民泊可否をマンション規約に明記を 国交省が8月にも要請 (2017/7/24 Airstair)
国交省は民泊受け入れの可否をマンション管理組合の規約に明記するよう、8月にも要請することを日本経済新聞が報じた。民泊をめぐっては全国で訴訟に発展するケースも相次いでいるほか、来年施行される住宅宿泊事業法を前にトラブルの増加を防ぐ狙いがある。
国土交通省が定める「マンション標準管理規約」には法的強制力はないものの、全国のマンション管理規約の大半はこの標準管理規約に沿ってに作成されている。同省では「マンション標準管理規約」のひな型を改め、新たな文言を加えて業界団体に周知徹底を図るよう要請。
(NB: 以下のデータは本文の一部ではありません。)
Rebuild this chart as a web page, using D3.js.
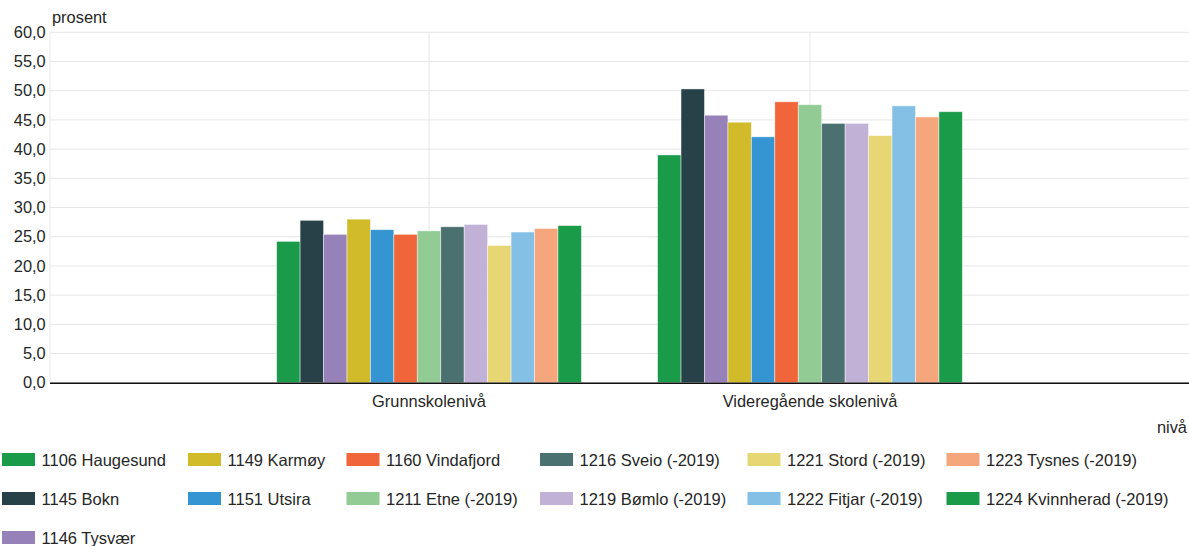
<!DOCTYPE html>
<html>
<head>
<meta charset="utf-8">
<script src="https://cdn.jsdelivr.net/npm/d3@7"></script>
<style>
  html, body { margin: 0; padding: 0; background: #fff; }
  svg { display: block; font-family: "Liberation Sans", Arial, sans-serif; }
</style>
</head>
<body>
<svg id="chart" width="1189" height="546"></svg>
<script>
const categories = ["Grunnskolenivå", "Videregående skolenivå"];
const seriesNames = [
  "1106 Haugesund", "1145 Bokn", "1146 Tysvær", "1149 Karmøy", "1151 Utsira",
  "1160 Vindafjord", "1211 Etne (-2019)", "1216 Sveio (-2019)", "1219 Bømlo (-2019)",
  "1221 Stord (-2019)", "1222 Fitjar (-2019)", "1223 Tysnes (-2019)", "1224 Kvinnherad (-2019)"
];
const grunnskole = [24.2, 27.8, 25.4, 28.0, 26.2, 25.4, 26.0, 26.7, 27.1, 23.5, 25.8, 26.4, 26.9];
const videregaende = [39.0, 50.3, 45.8, 44.6, 42.1, 48.1, 47.6, 44.4, 44.4, 42.3, 47.4, 45.5, 46.4];
const seriesColors = [
  "#1a9b4a", "#264148", "#9682b9", "#d2bb2a", "#3594d2", "#f0653a", "#92cb93",
  "#4a706f", "#c1b1d6", "#e6d674", "#84c0e6", "#f6a67d", "#1a9b4a"
];
const yTicks = [0, 5, 10, 15, 20, 25, 30, 35, 40, 45, 50, 55, 60];
const yTitle = "prosent";
const xTitle = "nivå";

(function () {
const values = [grunnskole, videregaende];

const svg = d3.select("#chart");
const pLeft = 50, pRight = 1189, pTop = 32.3, pBottom = 382.7;
const textColor = "#262626";
const gridColor = "#e6e6e6";
const fs = 16.4;

const y = d3.scaleLinear().domain([0, 60]).range([pBottom, pTop]);
const x0 = d3.scaleBand().domain(categories).range([pLeft, pRight])
  .paddingInner(0.2).paddingOuter(0.595).align(0.5);
const x1 = d3.scaleBand().domain(seriesNames).range([0, x0.bandwidth()]).padding(0);

// horizontal grid
svg.append("g").selectAll("line").data(yTicks).join("line")
  .attr("x1", pLeft).attr("x2", pRight)
  .attr("y1", d => y(d)).attr("y2", d => y(d))
  .attr("stroke", gridColor).attr("stroke-width", 1);

// vertical grid: left edge and category centers
svg.append("line").attr("x1", pLeft).attr("x2", pLeft).attr("y1", pTop).attr("y2", pBottom)
  .attr("stroke", gridColor);
svg.append("g").selectAll("line").data(categories).join("line")
  .attr("x1", d => x0(d) + x0.bandwidth() / 2).attr("x2", d => x0(d) + x0.bandwidth() / 2)
  .attr("y1", pTop).attr("y2", pBottom)
  .attr("stroke", gridColor).attr("stroke-width", 1);

// y tick labels
const fmt = d3.format(".1f");
svg.append("g").selectAll("text").data(yTicks).join("text")
  .attr("x", 45.7).attr("y", d => y(d)).attr("dy", "0.35em")
  .attr("text-anchor", "end").attr("font-size", fs).attr("fill", textColor)
  .text(d => fmt(d).replace(".", ","));

// bars
const groups = svg.append("g").selectAll("g").data(categories).join("g")
  .attr("transform", d => `translate(${x0(d)},0)`);
groups.selectAll("rect")
  .data((c, ci) => seriesNames.map((s, si) => ({ s, si, v: values[ci][si] })))
  .join("rect")
  .attr("x", d => x1(d.s))
  .attr("y", d => y(d.v))
  .attr("width", x1.bandwidth())
  .attr("height", d => pBottom - y(d.v))
  .attr("fill", d => seriesColors[d.si])
  .attr("stroke", "#fff").attr("stroke-opacity", 0.55).attr("stroke-width", 0.8);

// x axis line
svg.append("line").attr("x1", pLeft).attr("x2", pRight).attr("y1", pBottom + 0.5).attr("y2", pBottom + 0.5)
  .attr("stroke", "#111").attr("stroke-width", 1.6);

// category labels
svg.append("g").selectAll("text").data(categories).join("text")
  .attr("x", d => x0(d) + x0.bandwidth() / 2).attr("y", 407)
  .attr("text-anchor", "middle").attr("font-size", fs).attr("fill", textColor)
  .text(d => d);

// axis titles
svg.append("text").attr("x", 52).attr("y", 23).attr("font-size", fs).attr("fill", textColor).text(yTitle);
svg.append("text").attr("x", 1187).attr("y", 433).attr("text-anchor", "end")
  .attr("font-size", fs).attr("fill", textColor).text(xTitle);

// legend
const colX = [2, 188, 346.5, 540, 747.5, 946.5];
const rowY = [453, 492, 531];
function legendPos(i) {
  if (i < 3) return [0, i];
  return [1 + Math.floor((i - 3) / 2), (i - 3) % 2];
}
const leg = svg.append("g").selectAll("g").data(seriesNames).join("g")
  .attr("transform", (d, i) => { const [c, r] = legendPos(i); return `translate(${colX[c]},${rowY[r]})`; });
leg.append("rect").attr("width", 33).attr("height", 13)
  .attr("fill", (d, i) => seriesColors[i]);
leg.append("text").attr("x", 39.5).attr("y", 13).attr("font-size", 16.5).attr("fill", textColor)
  .text(d => d);
})();
</script>
</body>
</html>
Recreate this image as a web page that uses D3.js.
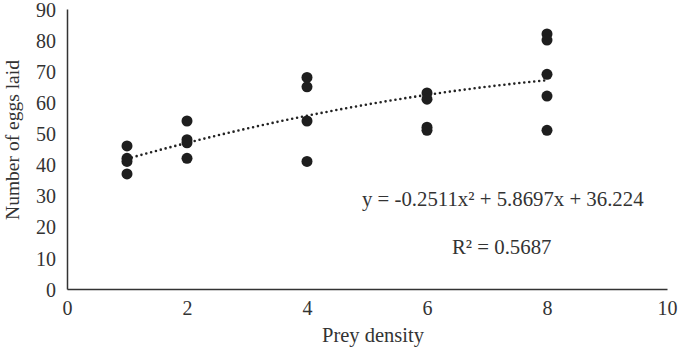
<!DOCTYPE html>
<html><head><meta charset="utf-8">
<script src="https://cdn.jsdelivr.net/npm/d3@7"></script>
<style>
body{margin:0;background:#fff;}
svg text{font-family:"Liberation Serif","Times New Roman",serif;fill:#333;}
</style></head>
<body><svg id="c" width="685" height="348"></svg>
<script>
// Data
const densities = [1,1,1,1, 2,2,2,2, 4,4,4,4, 6,6,6,6, 8,8,8,8,8];
const eggs      = [46,42,41,37, 54,48,47,42, 68,65,54,41, 63,61,52,51, 82,80,69,62,51];
const coef = {a:-0.2511, b:5.8697, c:36.224};
const xTicks = [0,2,4,6,8,10];
const yTicks = [0,10,20,30,40,50,60,70,80,90];
const eqLabel = "y = -0.2511x² + 5.8697x + 36.224";
const r2Label = "R² = 0.5687";
const xTitle = "Prey density";
const yTitle = "Number of eggs laid";

const svg = d3.select("#c");
const x = d3.scaleLinear().domain([0,10]).range([67,667]);
const y = d3.scaleLinear().domain([0,90]).range([289,9]);

// axes
const xAx = svg.append("g").attr("transform","translate(0,289)")
  .call(d3.axisBottom(x).tickValues(xTicks).tickSize(0).tickPadding(12));
const yAx = svg.append("g").attr("transform","translate(67,0)")
  .call(d3.axisLeft(y).tickValues(yTicks).tickSize(0).tickPadding(11));
[xAx,yAx].forEach(g=>{
  g.select(".domain").attr("stroke","#333").attr("stroke-width",1.5);
  g.selectAll("text").attr("font-size",20).attr("font-family","Liberation Serif").attr("fill","#333");
});
yAx.selectAll("text").attr("dy","0.36em");

// trend line
const xs = d3.range(1,8.001,0.05);
const line = d3.line().x(d=>x(d)).y(d=>y(coef.a*d*d+coef.b*d+coef.c));
svg.append("path").datum(xs).attr("d",line).attr("fill","none")
  .attr("stroke","#222").attr("stroke-width",2.6).attr("stroke-linecap","round")
  .attr("stroke-dasharray","0,5");

// points
svg.append("g").selectAll("circle").data(densities).join("circle")
  .attr("cx",(d)=>x(d)).attr("cy",(d,i)=>y(eggs[i])).attr("r",5.5).attr("fill","#1e1e1e");

// labels
svg.append("text").attr("x",362).attr("y",206).attr("font-size",20.8).text(eqLabel);
svg.append("text").attr("x",452).attr("y",254).attr("font-size",20.8).text(r2Label);
svg.append("text").attr("x",373).attr("y",342).attr("text-anchor","middle").attr("font-size",20.5).text(xTitle);
svg.append("text").attr("transform","translate(19,140) rotate(-90)").attr("text-anchor","middle").attr("font-size",19.5).text(yTitle);
</script></body></html>
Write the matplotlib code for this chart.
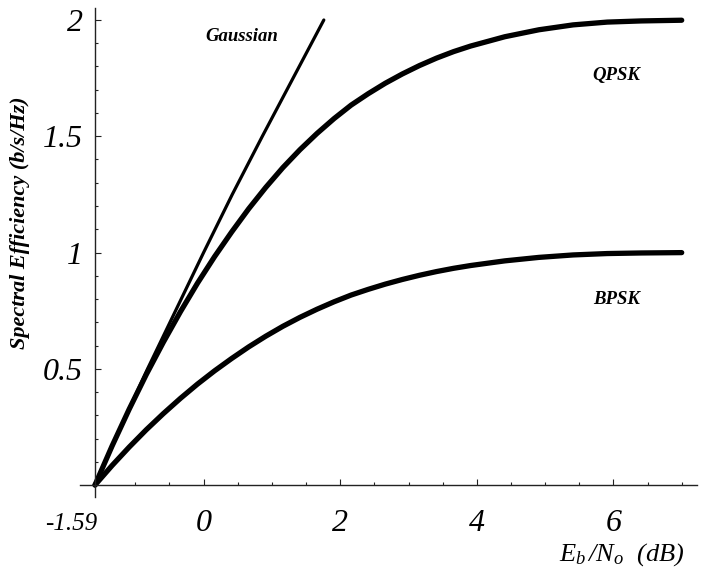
import matplotlib
matplotlib.use("Agg")
import matplotlib.pyplot as plt
from matplotlib.ticker import FixedLocator, NullFormatter

# =====================================================
# DATA
# =====================================================
# Eb/N0 in dB vs spectral efficiency in b/s/Hz
gauss_ebno = [-1.59, -1.21, -0.82, -0.41, 0.00, 0.42, 0.86, 1.31, 1.76]
gauss_eff = [0.0, 0.25, 0.5, 0.75, 1.0, 1.25, 1.5, 1.75, 2.0]

psk_ebno = [-1.59, -1.34, -1.09, -0.84, -0.59, -0.34, -0.09, 0.16, 0.41,
            0.66, 0.91, 1.16, 1.41, 1.66, 1.91, 2.16, 2.41, 2.66, 2.91,
            3.16, 3.41, 3.66, 3.91, 4.41, 4.91, 5.41, 5.91, 6.41, 7.00]
bpsk_eff = [0.0, 0.084, 0.163, 0.2375, 0.307, 0.3725, 0.434, 0.491, 0.544,
            0.594, 0.640, 0.6825, 0.721, 0.756, 0.788, 0.817, 0.8415, 0.864, 0.884,
            0.902, 0.918, 0.932, 0.944, 0.964, 0.979, 0.9895, 0.9955, 0.998, 0.9995]
qpsk_eff = [0.0, 0.168, 0.326, 0.475, 0.614, 0.745, 0.868, 0.982, 1.088,
            1.188, 1.280, 1.365, 1.442, 1.512, 1.576, 1.634, 1.683, 1.728, 1.768,
            1.804, 1.836, 1.864, 1.888, 1.928, 1.958, 1.979, 1.991, 1.996, 1.999]

x_major = [0, 2, 4, 6]
x_major_labels = ["0", "2", "4", "6"]
x_minor = [-1.0, -0.5, 0.5, 1.0, 1.5, 2.5, 3.0, 3.5, 4.5, 5.0, 5.5, 6.5, 7.0]
y_major = [0.5, 1.0, 1.5, 2.0]
y_major_labels = ["0.5", "1", "1.5", "2"]
y_minor = [0.1, 0.2, 0.3, 0.4, 0.6, 0.7, 0.8, 0.9,
           1.1, 1.2, 1.3, 1.4, 1.6, 1.7, 1.8, 1.9]

ORIGIN_X = -1.59

# =====================================================
# FIGURE
# =====================================================
plt.rcParams["mathtext.fontset"] = "custom"
plt.rcParams["mathtext.it"] = "Liberation Serif:italic"
plt.rcParams["mathtext.rm"] = "Liberation Serif:italic"

W, H = 713, 569
fig = plt.figure(figsize=(W / 100, H / 100), dpi=100)
ax = fig.add_axes([80 / W, 1 - 497 / H, (697 - 80) / W, (497 - 8) / H])

ax.set_xlim(-1.81, 7.224)
ax.set_ylim(-0.0516, 2.0516)

line_kw = dict(color="black", solid_capstyle="round", solid_joinstyle="round")
ax.plot(gauss_ebno, gauss_eff, lw=2.3, **line_kw)
ax.plot(psk_ebno, qpsk_eff, lw=3.8, **line_kw)
ax.plot(psk_ebno, bpsk_eff, lw=3.8, **line_kw)

# axes crossing at (-1.59, 0)
for side in ["top", "right"]:
    ax.spines[side].set_visible(False)
ax.spines["left"].set_position(("data", ORIGIN_X))
ax.spines["bottom"].set_position(("data", 0))
for side in ["left", "bottom"]:
    ax.spines[side].set_linewidth(1.0)
    ax.spines[side].set_color("#222222")

ax.xaxis.set_major_locator(FixedLocator(x_major))
ax.xaxis.set_minor_locator(FixedLocator(x_minor))
ax.set_xticklabels(x_major_labels)
ax.yaxis.set_major_locator(FixedLocator(y_major))
ax.yaxis.set_minor_locator(FixedLocator(y_minor))
ax.set_yticklabels(y_major_labels)
ax.xaxis.set_minor_formatter(NullFormatter())
ax.yaxis.set_minor_formatter(NullFormatter())

ax.tick_params(which="both", direction="in", color="#222222", width=0.8)
ax.tick_params(which="major", length=4.5)
ax.tick_params(which="minor", length=2.5)
ax.tick_params(axis="x", pad=17)
ax.tick_params(axis="y", pad=9)
for lab in ax.get_xticklabels() + ax.get_yticklabels():
    lab.set_fontfamily("Liberation Serif")
    lab.set_fontstyle("italic")
    lab.set_fontsize(23)

# origin label
ax.annotate("-1.59", xy=(ORIGIN_X, 0), xytext=(2, -39), textcoords="offset pixels",
            ha="right", va="center", fontfamily="Liberation Serif",
            fontstyle="italic", fontsize=18)

# curve labels
label_font = dict(fontfamily="Liberation Serif", fontstyle="italic",
                  fontweight="bold", fontsize=13.5, ha="center", va="center")
ax.text(0.56, 1.93, "Gaussian", **label_font)
ax.text(6.04, 1.76, "QPSK", **label_font)
ax.text(6.04, 0.80, "BPSK", **label_font)

# axis titles
fig.text(20 / W, 1 - 223 / H, "Spectral Efficiency (b/s/Hz)", rotation=90,
         ha="center", va="center", fontfamily="Liberation Serif",
         fontstyle="italic", fontweight="bold", fontsize=16)
fig.text(622 / W, 1 - 555 / H, r"$E_b\,/N_o$  (dB)", ha="center", va="center",
         fontfamily="Liberation Serif", fontstyle="italic", fontsize=19)

fig.savefig("out.png", dpi=100)
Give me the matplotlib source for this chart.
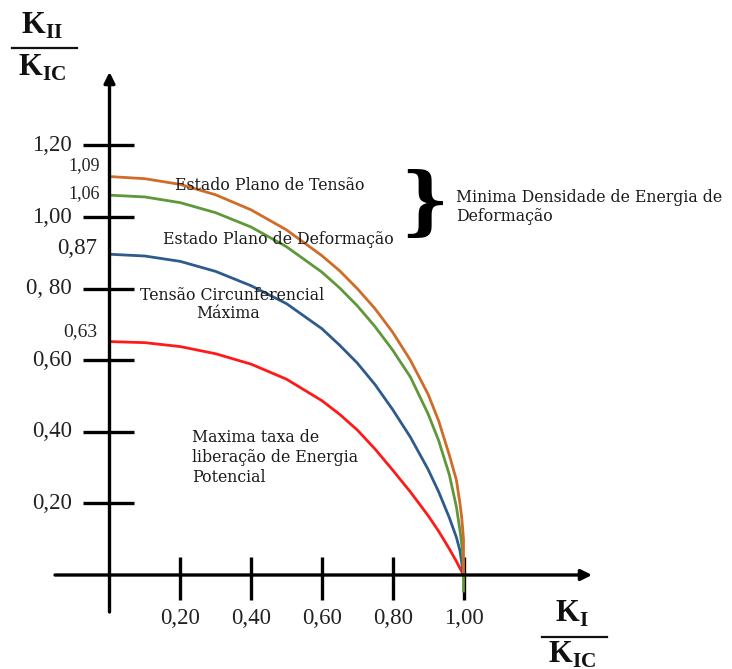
import matplotlib
matplotlib.use("Agg")
import matplotlib.pyplot as plt
from matplotlib.lines import Line2D

plt.rcParams['mathtext.fontset'] = 'custom'
plt.rcParams['mathtext.rm'] = 'Liberation Serif'
plt.rcParams['mathtext.bf'] = 'Liberation Serif:bold'

# ---------------- data ----------------
ki_orange = [0.0, 0.1, 0.2, 0.3, 0.4, 0.5, 0.6, 0.65, 0.7, 0.75, 0.8, 0.85, 0.9, 0.93, 0.96, 0.98, 0.99,
             0.995, 1.0, 1.0]
kii_orange = [1.113, 1.107, 1.091, 1.062, 1.020, 0.964, 0.892, 0.850, 0.800, 0.744, 0.678, 0.600, 0.505,
              0.430, 0.335, 0.265, 0.200, 0.160, 0.100, 0.0]

ki_green = [0.0, 0.1, 0.2, 0.3, 0.4, 0.5, 0.6, 0.65, 0.7, 0.75, 0.8, 0.85, 0.9, 0.93, 0.96, 0.98, 0.99,
            0.997, 1.0, 1.0]
kii_green = [1.061, 1.056, 1.040, 1.012, 0.972, 0.917, 0.846, 0.802, 0.752, 0.694, 0.628, 0.553, 0.450,
             0.375, 0.280, 0.190, 0.125, 0.070, 0.0, -0.045]

ki_blue = [0.0, 0.1, 0.2, 0.3, 0.4, 0.5, 0.6, 0.65, 0.7, 0.75, 0.8, 0.85, 0.9, 0.93, 0.96, 0.98, 0.99, 1.0]
kii_blue = [0.896, 0.891, 0.876, 0.848, 0.808, 0.758, 0.688, 0.642, 0.592, 0.532, 0.462, 0.385, 0.295,
            0.232, 0.160, 0.105, 0.068, 0.0]

ki_red = [0.0, 0.1, 0.2, 0.3, 0.4, 0.5, 0.6, 0.65, 0.7, 0.75, 0.8, 0.85, 0.9, 0.93, 0.96, 0.98, 1.0]
kii_red = [0.652, 0.649, 0.638, 0.618, 0.589, 0.547, 0.487, 0.449, 0.405, 0.352, 0.293, 0.232, 0.166,
           0.122, 0.073, 0.038, 0.0]

x_ticks = [0.20, 0.40, 0.60, 0.80, 1.00]
x_tick_labels = ["0,20", "0,40", "0,60", "0,80", "1,00"]
y_ticks = [0.20, 0.40, 0.60, 0.80, 1.00, 1.20]
y_tick_labels = ["0,20", "0,40", "0,60", "0, 80", "1,00", "1,20"]

curve_value_labels = ["1,09", "1,06", "0,87", "0,63"]

# ---------------- figure ----------------
W, H = 732, 669
fig = plt.figure(figsize=(W / 100, H / 100), dpi=100)
ax = fig.add_axes([0, 0, 1, 1])
ox, sx = 109.5, 354.0   # pixel origin / scale (x)
oy, sy = 575.0, 358.0   # pixel origin / scale (y)
ax.set_xlim((0 - ox) / sx, (W - ox) / sx)
ax.set_ylim((oy - H) / sy, (oy - 0) / sy)
ax.axis('off')


def dx(px):
    return (px - ox) / sx


def dy(py):
    return (oy - py) / sy


def ftext(px, py, s, **kw):
    fig.text(px / W, 1 - py / H, s, **kw)


# axes with arrows
axis_kw = dict(arrowstyle='-|>', lw=2.4, color='black', mutation_scale=16,
               shrinkA=0, shrinkB=0)
ax.annotate('', xy=(0, dy(72)), xytext=(0, dy(612)), arrowprops=axis_kw)
ax.annotate('', xy=(dx(592), 0), xytext=(dx(55), 0), arrowprops=axis_kw)

# ticks
for t in y_ticks:
    ax.plot([dx(83), dx(134)], [t, t], color='black', lw=2.4, solid_capstyle='butt')
for t in x_ticks:
    ax.plot([t, t], [dy(557), dy(600)], color='black', lw=2.4, solid_capstyle='butt')

tick_color = '#222222'
for t, lab in zip(y_ticks, y_tick_labels):
    ax.text(dx(72), t, lab, ha='right', va='center', fontsize=16.5,
            family='Liberation Serif', color=tick_color)
for t, lab in zip(x_ticks, x_tick_labels):
    ax.text(t, dy(618), lab, ha='center', va='center', fontsize=16.5,
            family='Liberation Serif', color=tick_color)

# curves
lw = 2.0
ax.plot(ki_red, kii_red, color='#FF1A1A', lw=lw, solid_joinstyle='round')
ax.plot(ki_blue, kii_blue, color='#2E5B8C', lw=lw, solid_joinstyle='round')
ax.plot(ki_green, kii_green, color='#5E983A', lw=lw, solid_joinstyle='round')
ax.plot(ki_orange, kii_orange, color='#CF6C28', lw=lw, solid_joinstyle='round')

# labels of curve start values
val_pos = [(100, 166, 13), (100, 194, 13), (97, 249, 16.5), (97, 332, 14)]
for lab, (px, py, fs) in zip(curve_value_labels, val_pos):
    ftext(px, py, lab, ha='right', va='center', fontsize=fs,
          family='Liberation Serif', color=tick_color)

# annotations
afs = 11.3
afam = 'DejaVu Serif'
acol = '#1a1a1a'
ftext(270, 185, "Estado Plano de Tensão", ha='center', va='center', fontsize=afs, family=afam, color=acol)
ftext(278, 240, "Estado Plano de Deformação", ha='center', va='center', fontsize=afs, family=afam, color=acol)
ftext(232, 296, "Tensão Circunferencial", ha='center', va='center', fontsize=afs, family=afam, color=acol)
ftext(228, 314, "Máxima", ha='center', va='center', fontsize=afs, family=afam, color=acol)
ftext(192, 437, "Maxima taxa de", ha='left', va='center', fontsize=afs, family=afam, color=acol)
ftext(192, 457, "liberação de Energia", ha='left', va='center', fontsize=afs, family=afam, color=acol)
ftext(192, 478, "Potencial", ha='left', va='center', fontsize=afs, family=afam, color=acol)
ftext(456, 198, "Minima Densidade de Energia de", ha='left', va='center', fontsize=afs, family=afam, color=acol)
ftext(456, 216, "Deformação", ha='left', va='center', fontsize=afs, family=afam, color=acol)
ftext(424, 206, "}", ha='center', va='center', fontsize=54, family='DejaVu Serif',
      weight='bold', color='black')

# axis fraction labels
ftext(42, 26, r'$\mathbf{K}_{\mathbf{II}}$', ha='center', va='center', fontsize=22, color='#111111')
fig.add_artist(Line2D([12 / W, 77 / W], [1 - 48 / H, 1 - 48 / H], color='#111111', lw=1.6))
ftext(42, 68, r'$\mathbf{K}_{\mathbf{IC}}$', ha='center', va='center', fontsize=22, color='#111111')

ftext(572, 614, r'$\mathbf{K}_{\mathbf{I}}$', ha='center', va='center', fontsize=22, color='#111111')
fig.add_artist(Line2D([542 / W, 607 / W], [1 - 637 / H, 1 - 637 / H], color='#111111', lw=1.6))
ftext(572, 655, r'$\mathbf{K}_{\mathbf{IC}}$', ha='center', va='center', fontsize=22, color='#111111')

fig.savefig('out.png', dpi=100)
マンションにおいて、グレーゾーン的な民泊での利用を明確にする方針だ。
民泊新法の成立を受けて6月に「マンション標準管理規約」の改正(案)について国民から意見を募るパブリックコメントを実施するなどし、民泊の合法化を前にマンション標準管理規約の改正に向けた準備が着々と進められていた。
【「マンション標準管理規約」の主な改正点】
・「専有部分を住宅宿泊事業に使用できる/使用できない」
・新法民泊の実施にあたり管理組合への届出を求める場合の留意事項を提示
・家主居住型のみ可能とする場合の規定例を留意事項として提示
国交省では2016年11月にも、国家戦略特区内のマンションに対して民泊を「可能」「不可」とする2種類の管理規約の文案を作成した。民泊の可否を特区内にあるマンション管理組合に対して明示するよう要請。特区の対象自治体や不動産関連の業界団体に通達している。
今回、特区民泊に限らず、同省がマンション標準管理規約の改正を進める背景には、2018年1月をめどに施行される住宅宿泊事業法(民泊新法)がある。民泊新法では、各自治体への届け出や諸条件のクリアで、全国各地で民泊事業を運営することができるためだ。民泊の規制緩和が間もなく施行されることによって今後、多くのマンションでトラブルや混乱が起こることを防ぐのが狙いだ。
一部のマンションでは民泊の急速な普及を受けて管理規約を改正し民泊を禁止するような動きも見られるが、まだまだ一部のマンションにとどまる。東京や大阪では、マンション管理組合が管理規約に違反したとして民泊運営者を相手取り、訴訟を起こす例も起きている。国交省の今回の改正案によって、マンション管理規約に初めて民泊の文言が明記され、民泊ができるのか否かはっきりすることになりそうだ。